**PROBLEM STATEMENT**
List, from the lines below, each one with "this" in it.

**EXCERPTED RECORDS**
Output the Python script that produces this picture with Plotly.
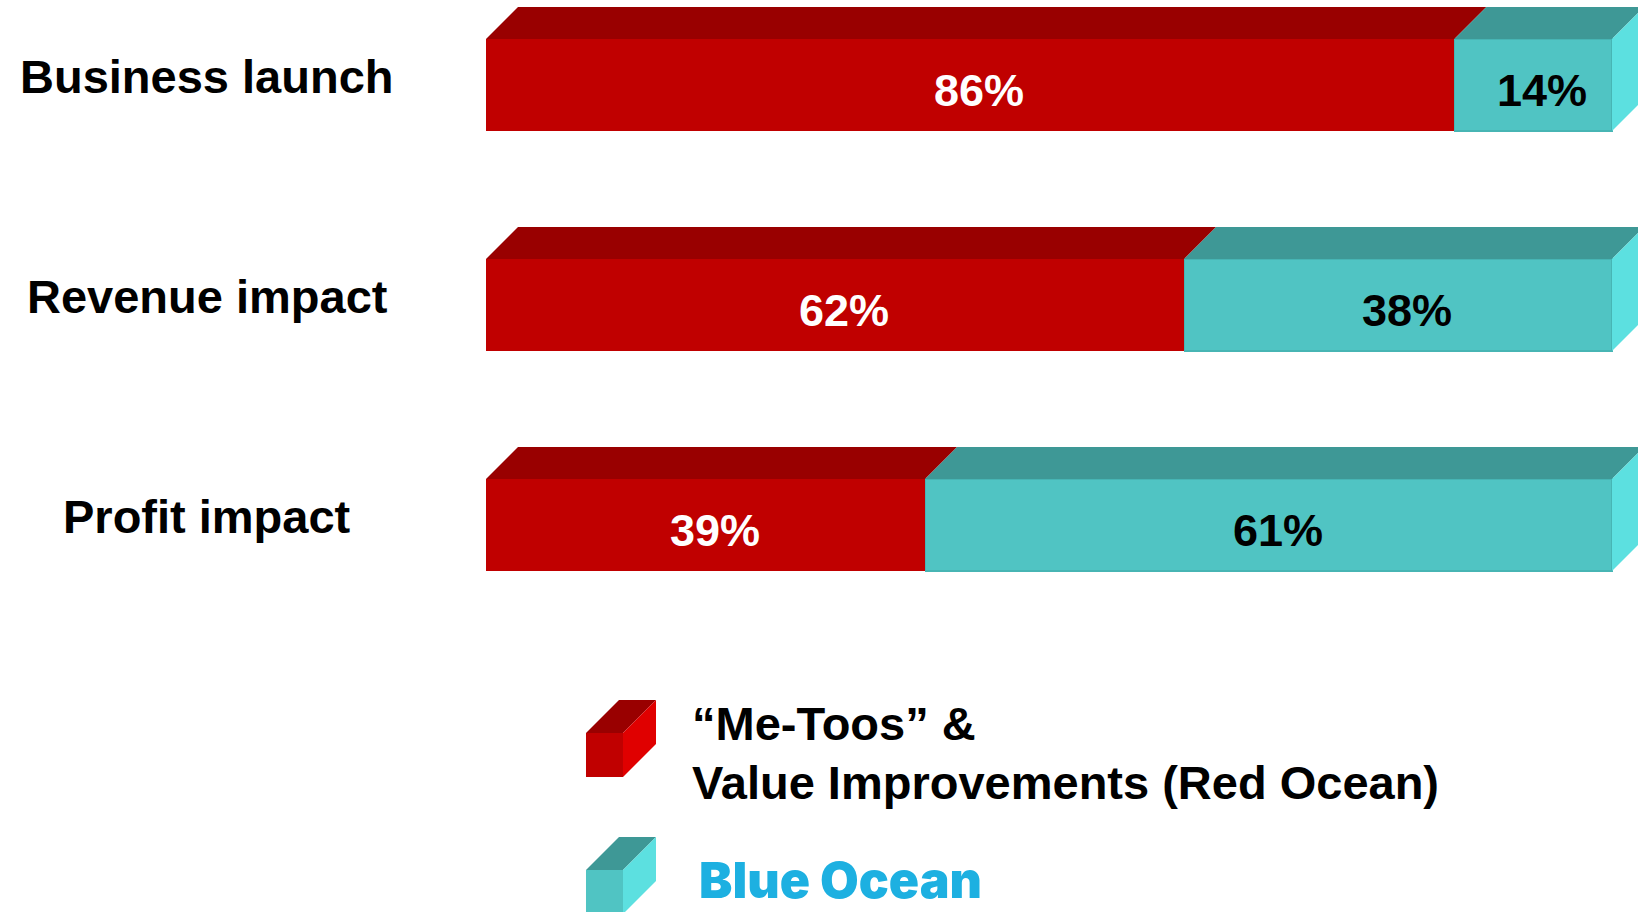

--

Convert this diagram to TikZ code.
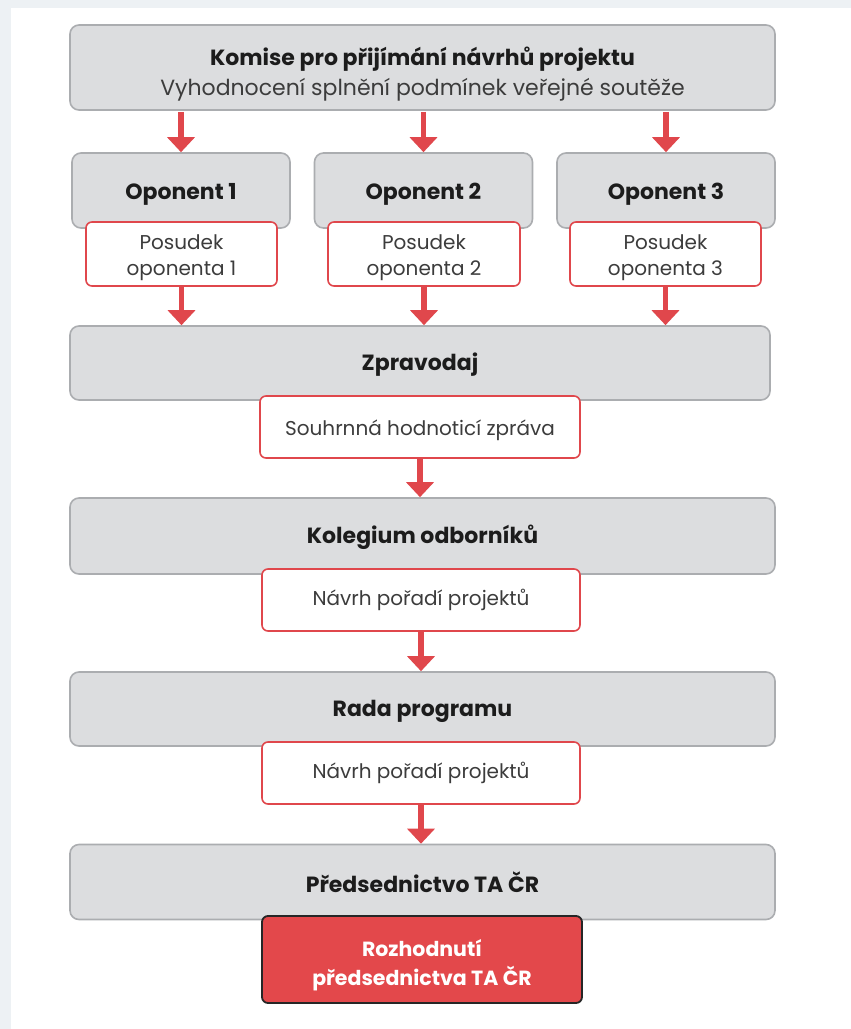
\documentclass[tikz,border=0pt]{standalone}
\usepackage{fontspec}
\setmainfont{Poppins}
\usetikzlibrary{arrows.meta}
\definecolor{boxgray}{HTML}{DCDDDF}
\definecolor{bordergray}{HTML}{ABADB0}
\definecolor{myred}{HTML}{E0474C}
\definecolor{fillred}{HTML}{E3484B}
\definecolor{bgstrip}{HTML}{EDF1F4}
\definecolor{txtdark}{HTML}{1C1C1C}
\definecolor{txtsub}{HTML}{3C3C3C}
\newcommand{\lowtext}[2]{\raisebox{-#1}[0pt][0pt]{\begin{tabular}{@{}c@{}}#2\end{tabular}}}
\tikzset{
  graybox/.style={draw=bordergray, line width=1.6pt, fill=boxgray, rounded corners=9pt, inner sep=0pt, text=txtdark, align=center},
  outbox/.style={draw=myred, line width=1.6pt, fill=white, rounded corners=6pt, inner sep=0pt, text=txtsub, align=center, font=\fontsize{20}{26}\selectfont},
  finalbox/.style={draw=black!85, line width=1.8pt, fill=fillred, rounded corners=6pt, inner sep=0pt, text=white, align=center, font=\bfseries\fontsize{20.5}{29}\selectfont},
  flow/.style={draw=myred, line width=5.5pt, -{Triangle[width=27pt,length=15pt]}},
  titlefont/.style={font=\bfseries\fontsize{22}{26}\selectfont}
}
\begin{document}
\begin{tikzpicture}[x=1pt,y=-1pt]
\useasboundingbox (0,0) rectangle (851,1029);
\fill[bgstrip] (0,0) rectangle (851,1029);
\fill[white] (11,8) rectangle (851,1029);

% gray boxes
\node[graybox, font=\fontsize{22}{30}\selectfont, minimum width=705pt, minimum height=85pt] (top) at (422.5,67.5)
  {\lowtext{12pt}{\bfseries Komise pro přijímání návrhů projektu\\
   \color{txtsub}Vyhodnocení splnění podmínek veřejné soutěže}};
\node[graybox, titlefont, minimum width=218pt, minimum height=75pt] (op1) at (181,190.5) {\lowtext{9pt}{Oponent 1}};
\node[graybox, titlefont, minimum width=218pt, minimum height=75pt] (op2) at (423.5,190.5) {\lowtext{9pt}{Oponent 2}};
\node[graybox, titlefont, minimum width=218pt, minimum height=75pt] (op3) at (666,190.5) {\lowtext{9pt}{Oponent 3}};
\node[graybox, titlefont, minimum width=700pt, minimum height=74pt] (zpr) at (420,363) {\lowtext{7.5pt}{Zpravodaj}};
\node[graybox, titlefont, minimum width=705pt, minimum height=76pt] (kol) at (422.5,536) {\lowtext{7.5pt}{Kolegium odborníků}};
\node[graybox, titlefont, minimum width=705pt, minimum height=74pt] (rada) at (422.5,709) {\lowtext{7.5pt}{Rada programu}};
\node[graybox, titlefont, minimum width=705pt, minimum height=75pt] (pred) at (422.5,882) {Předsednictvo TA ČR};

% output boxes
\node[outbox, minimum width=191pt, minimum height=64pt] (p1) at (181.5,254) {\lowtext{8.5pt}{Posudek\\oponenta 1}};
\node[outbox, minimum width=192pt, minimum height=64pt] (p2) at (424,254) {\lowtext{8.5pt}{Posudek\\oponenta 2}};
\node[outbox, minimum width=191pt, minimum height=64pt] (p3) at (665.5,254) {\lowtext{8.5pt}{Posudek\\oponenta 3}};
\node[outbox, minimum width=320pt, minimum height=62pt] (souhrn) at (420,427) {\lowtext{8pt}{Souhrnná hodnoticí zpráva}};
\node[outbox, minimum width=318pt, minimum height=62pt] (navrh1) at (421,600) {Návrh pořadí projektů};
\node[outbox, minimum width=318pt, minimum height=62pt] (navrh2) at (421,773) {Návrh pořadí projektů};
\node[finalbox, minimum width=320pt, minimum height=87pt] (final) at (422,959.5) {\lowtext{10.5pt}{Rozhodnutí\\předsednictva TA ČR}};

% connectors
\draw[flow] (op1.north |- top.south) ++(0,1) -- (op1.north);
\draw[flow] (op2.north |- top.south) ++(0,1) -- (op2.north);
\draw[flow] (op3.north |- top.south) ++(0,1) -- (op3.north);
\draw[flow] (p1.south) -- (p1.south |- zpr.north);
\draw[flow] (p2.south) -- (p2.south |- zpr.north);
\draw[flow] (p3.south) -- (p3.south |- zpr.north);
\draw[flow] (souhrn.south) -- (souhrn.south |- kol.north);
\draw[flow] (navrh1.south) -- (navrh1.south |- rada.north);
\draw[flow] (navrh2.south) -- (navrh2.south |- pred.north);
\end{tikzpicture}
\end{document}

**CORRECT RESULT**
Output the Python script that produces this picture with Plotly.
Convert this diagram to TikZ code.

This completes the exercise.